■ Task objective
All the data below goes into the copy word for word, but the pictures don't.

[begin Source data]

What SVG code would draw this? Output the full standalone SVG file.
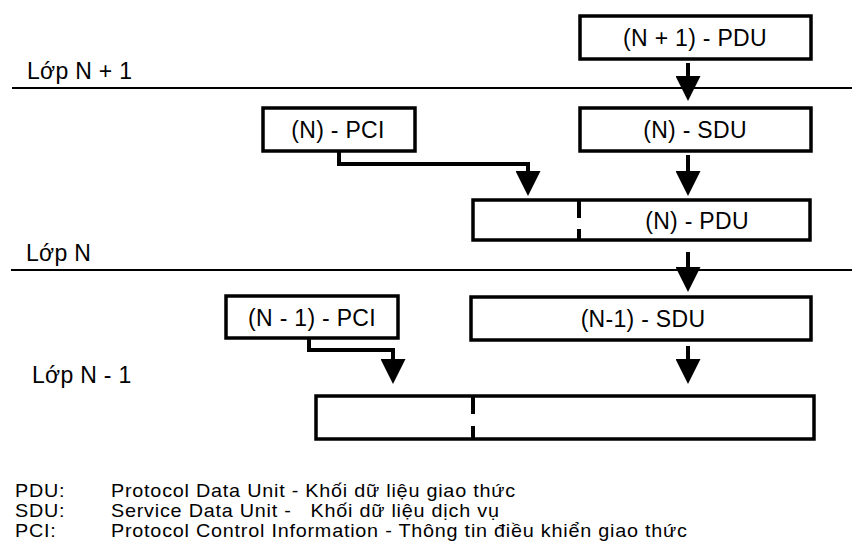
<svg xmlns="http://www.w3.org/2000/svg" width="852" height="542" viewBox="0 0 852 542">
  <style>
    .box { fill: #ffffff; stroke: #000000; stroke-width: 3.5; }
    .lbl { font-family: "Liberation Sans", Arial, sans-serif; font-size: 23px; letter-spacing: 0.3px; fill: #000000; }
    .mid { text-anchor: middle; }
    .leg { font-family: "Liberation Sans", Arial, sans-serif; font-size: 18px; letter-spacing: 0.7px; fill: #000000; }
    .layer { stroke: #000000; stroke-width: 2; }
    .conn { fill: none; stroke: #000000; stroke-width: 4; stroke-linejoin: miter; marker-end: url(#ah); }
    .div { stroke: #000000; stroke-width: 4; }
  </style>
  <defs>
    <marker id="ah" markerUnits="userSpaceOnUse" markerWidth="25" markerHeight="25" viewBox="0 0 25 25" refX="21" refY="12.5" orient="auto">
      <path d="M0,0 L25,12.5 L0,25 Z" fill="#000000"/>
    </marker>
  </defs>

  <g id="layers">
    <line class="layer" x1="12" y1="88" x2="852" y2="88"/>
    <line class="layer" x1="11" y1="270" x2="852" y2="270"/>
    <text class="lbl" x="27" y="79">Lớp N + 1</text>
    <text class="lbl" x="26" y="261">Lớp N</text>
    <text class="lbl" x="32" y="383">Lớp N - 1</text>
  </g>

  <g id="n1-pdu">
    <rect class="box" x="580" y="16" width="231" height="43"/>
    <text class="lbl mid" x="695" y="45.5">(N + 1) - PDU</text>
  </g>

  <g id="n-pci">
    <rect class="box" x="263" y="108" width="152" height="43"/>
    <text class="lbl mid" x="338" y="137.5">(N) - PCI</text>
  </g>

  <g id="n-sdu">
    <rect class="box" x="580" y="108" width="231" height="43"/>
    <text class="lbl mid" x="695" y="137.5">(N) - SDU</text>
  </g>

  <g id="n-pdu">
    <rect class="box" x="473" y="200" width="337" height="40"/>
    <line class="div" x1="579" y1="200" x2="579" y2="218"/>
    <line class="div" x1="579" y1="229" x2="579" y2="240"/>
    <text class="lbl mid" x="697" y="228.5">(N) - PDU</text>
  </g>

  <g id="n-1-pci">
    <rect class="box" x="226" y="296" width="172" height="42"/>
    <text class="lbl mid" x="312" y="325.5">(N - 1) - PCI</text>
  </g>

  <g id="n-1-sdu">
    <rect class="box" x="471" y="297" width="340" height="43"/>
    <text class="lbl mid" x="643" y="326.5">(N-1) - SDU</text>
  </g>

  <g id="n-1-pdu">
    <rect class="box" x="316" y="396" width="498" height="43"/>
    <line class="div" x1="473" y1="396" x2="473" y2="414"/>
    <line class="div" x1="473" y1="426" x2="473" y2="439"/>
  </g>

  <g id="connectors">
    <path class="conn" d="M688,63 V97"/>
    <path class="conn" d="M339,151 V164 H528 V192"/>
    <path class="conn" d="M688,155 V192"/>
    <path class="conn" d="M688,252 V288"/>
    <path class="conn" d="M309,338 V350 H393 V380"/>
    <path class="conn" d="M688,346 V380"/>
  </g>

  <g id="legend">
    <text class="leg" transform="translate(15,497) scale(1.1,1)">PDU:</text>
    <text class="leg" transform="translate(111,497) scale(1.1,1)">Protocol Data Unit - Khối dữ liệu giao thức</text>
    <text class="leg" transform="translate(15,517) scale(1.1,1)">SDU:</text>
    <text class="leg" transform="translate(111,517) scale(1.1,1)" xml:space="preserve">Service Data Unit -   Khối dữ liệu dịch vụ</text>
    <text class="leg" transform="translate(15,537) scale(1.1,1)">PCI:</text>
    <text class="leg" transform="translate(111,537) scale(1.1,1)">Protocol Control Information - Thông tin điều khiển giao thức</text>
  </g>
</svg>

[end Source data]

■ Result for this exercise
What SVG code would draw this? Output the full standalone SVG file.
<svg xmlns="http://www.w3.org/2000/svg" width="852" height="542" viewBox="0 0 852 542">
  <style>
    .box { fill: #ffffff; stroke: #000000; stroke-width: 3.5; }
    .lbl { font-family: "Liberation Sans", Arial, sans-serif; font-size: 23px; letter-spacing: 0.3px; fill: #000000; }
    .mid { text-anchor: middle; }
    .leg { font-family: "Liberation Sans", Arial, sans-serif; font-size: 18px; letter-spacing: 0.7px; fill: #000000; }
    .layer { stroke: #000000; stroke-width: 2; }
    .conn { fill: none; stroke: #000000; stroke-width: 4; stroke-linejoin: miter; marker-end: url(#ah); }
    .div { stroke: #000000; stroke-width: 4; }
  </style>
  <defs>
    <marker id="ah" markerUnits="userSpaceOnUse" markerWidth="25" markerHeight="25" viewBox="0 0 25 25" refX="21" refY="12.5" orient="auto">
      <path d="M0,0 L25,12.5 L0,25 Z" fill="#000000"/>
    </marker>
  </defs>

  <g id="layers">
    <line class="layer" x1="12" y1="88" x2="852" y2="88"/>
    <line class="layer" x1="11" y1="270" x2="852" y2="270"/>
    <text class="lbl" x="27" y="79">Lớp N + 1</text>
    <text class="lbl" x="26" y="261">Lớp N</text>
    <text class="lbl" x="32" y="383">Lớp N - 1</text>
  </g>

  <g id="n1-pdu">
    <rect class="box" x="580" y="16" width="231" height="43"/>
    <text class="lbl mid" x="695" y="45.5">(N + 1) - PDU</text>
  </g>

  <g id="n-pci">
    <rect class="box" x="263" y="108" width="152" height="43"/>
    <text class="lbl mid" x="338" y="137.5">(N) - PCI</text>
  </g>

  <g id="n-sdu">
    <rect class="box" x="580" y="108" width="231" height="43"/>
    <text class="lbl mid" x="695" y="137.5">(N) - SDU</text>
  </g>

  <g id="n-pdu">
    <rect class="box" x="473" y="200" width="337" height="40"/>
    <line class="div" x1="579" y1="200" x2="579" y2="218"/>
    <line class="div" x1="579" y1="229" x2="579" y2="240"/>
    <text class="lbl mid" x="697" y="228.5">(N) - PDU</text>
  </g>

  <g id="n-1-pci">
    <rect class="box" x="226" y="296" width="172" height="42"/>
    <text class="lbl mid" x="312" y="325.5">(N - 1) - PCI</text>
  </g>

  <g id="n-1-sdu">
    <rect class="box" x="471" y="297" width="340" height="43"/>
    <text class="lbl mid" x="643" y="326.5">(N-1) - SDU</text>
  </g>

  <g id="n-1-pdu">
    <rect class="box" x="316" y="396" width="498" height="43"/>
    <line class="div" x1="473" y1="396" x2="473" y2="414"/>
    <line class="div" x1="473" y1="426" x2="473" y2="439"/>
  </g>

  <g id="connectors">
    <path class="conn" d="M688,63 V97"/>
    <path class="conn" d="M339,151 V164 H528 V192"/>
    <path class="conn" d="M688,155 V192"/>
    <path class="conn" d="M688,252 V288"/>
    <path class="conn" d="M309,338 V350 H393 V380"/>
    <path class="conn" d="M688,346 V380"/>
  </g>

  <g id="legend">
    <text class="leg" transform="translate(15,497) scale(1.1,1)">PDU:</text>
    <text class="leg" transform="translate(111,497) scale(1.1,1)">Protocol Data Unit - Khối dữ liệu giao thức</text>
    <text class="leg" transform="translate(15,517) scale(1.1,1)">SDU:</text>
    <text class="leg" transform="translate(111,517) scale(1.1,1)" xml:space="preserve">Service Data Unit -   Khối dữ liệu dịch vụ</text>
    <text class="leg" transform="translate(15,537) scale(1.1,1)">PCI:</text>
    <text class="leg" transform="translate(111,537) scale(1.1,1)">Protocol Control Information - Thông tin điều khiển giao thức</text>
  </g>
</svg>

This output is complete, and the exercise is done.